Em Setembro deste ano, a família – o pai, que estava detido por imigração ilegal na Alemanha, foi repatriado para Pristina – recebeu ordem para abandonar voluntariamente a França. Accionaram uma das tais excepções da lei, que permite a legalização de famílias integradas – com casa, emprego e os filhos na escola. O parecer foi negativo. Apesar de as crianças frequentarem a escola, os Dibranni não cumpriam as condições “socioeconómicas” exigidas.
 
Abertura de inquérito
A partir daqui, a história está mal contada e cada um tem uma versão diferente. As autoridades de Levier, citadas pela imprensa francesa, disseram que foi a mãe que pediu o repatriamento porque queria reunir a família ao pai, já em Pristina. As organziações de apoio aos ciganos dizem que essa tese é impensável porque em Pristina os ciganos são perseguidos – garantem que a mãe queria ficar em França e educar ali os filhos. “É uma loucura. O Kosovo é conhecido por perseguir os ciganos. A mãe nem sabia o que fazer, queria ficar em França”, disse um porta-voz da Réseau Éducation Sans Frontières, um grupo de organizações que promove a integração de imigrantes através da educação.

O Governo, através do ministro Manuel Valls, descartou os detalhes e sustentou que “esta recondução à fonteira respeitou o direito dos estrangeiros,” pois a decisão foi tomada “com discernimento, inteligência e humanidade”. Para o provar, mandou abrir um inquérito, na terça-feira.

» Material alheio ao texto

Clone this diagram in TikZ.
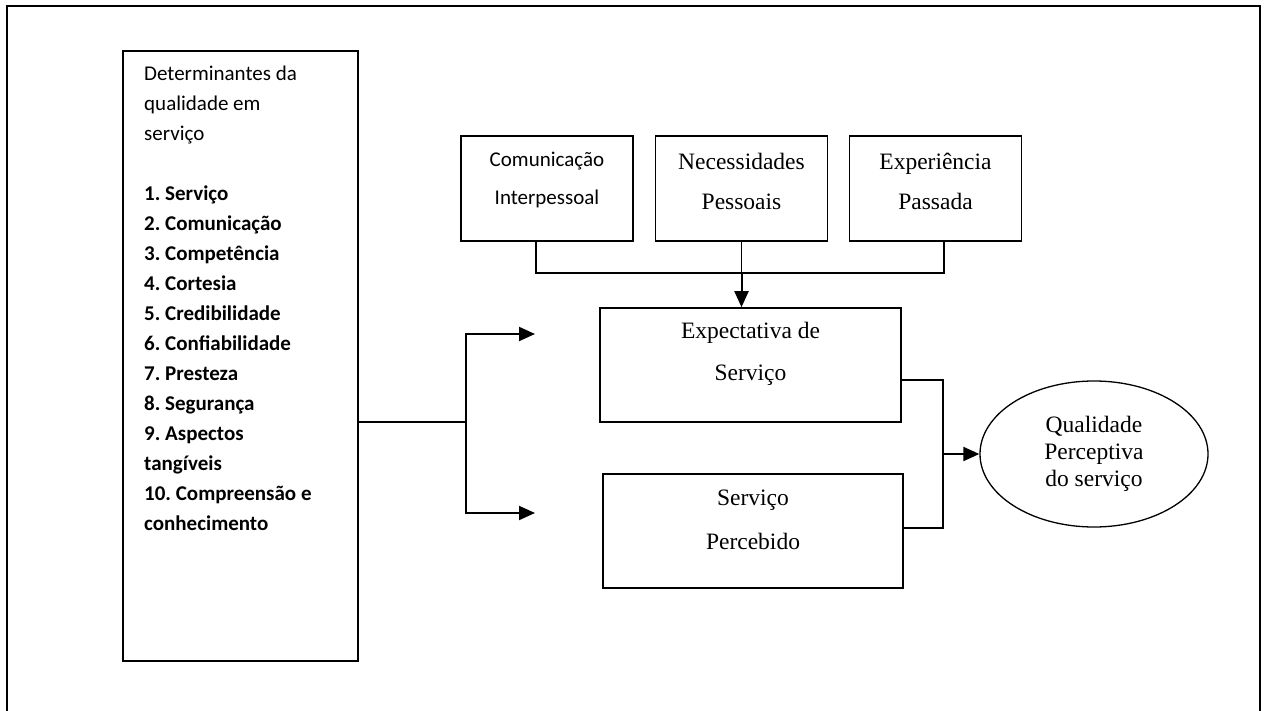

A polémica continua a crescer nas redes sociais. E entre os socialistas há quem queira que o “caso Leonarda” se mantenha no debate sobre a política de Hollande para com as minorias e os imigrantes. O secretário nacional dos socialistas, Stéphane Delpeyrat (um dos homens de Harlam Désir), disse que a liderança do partido tem que agir porque a expulsão de Leonarda foi “a gota de água que fez transbordar o copo”.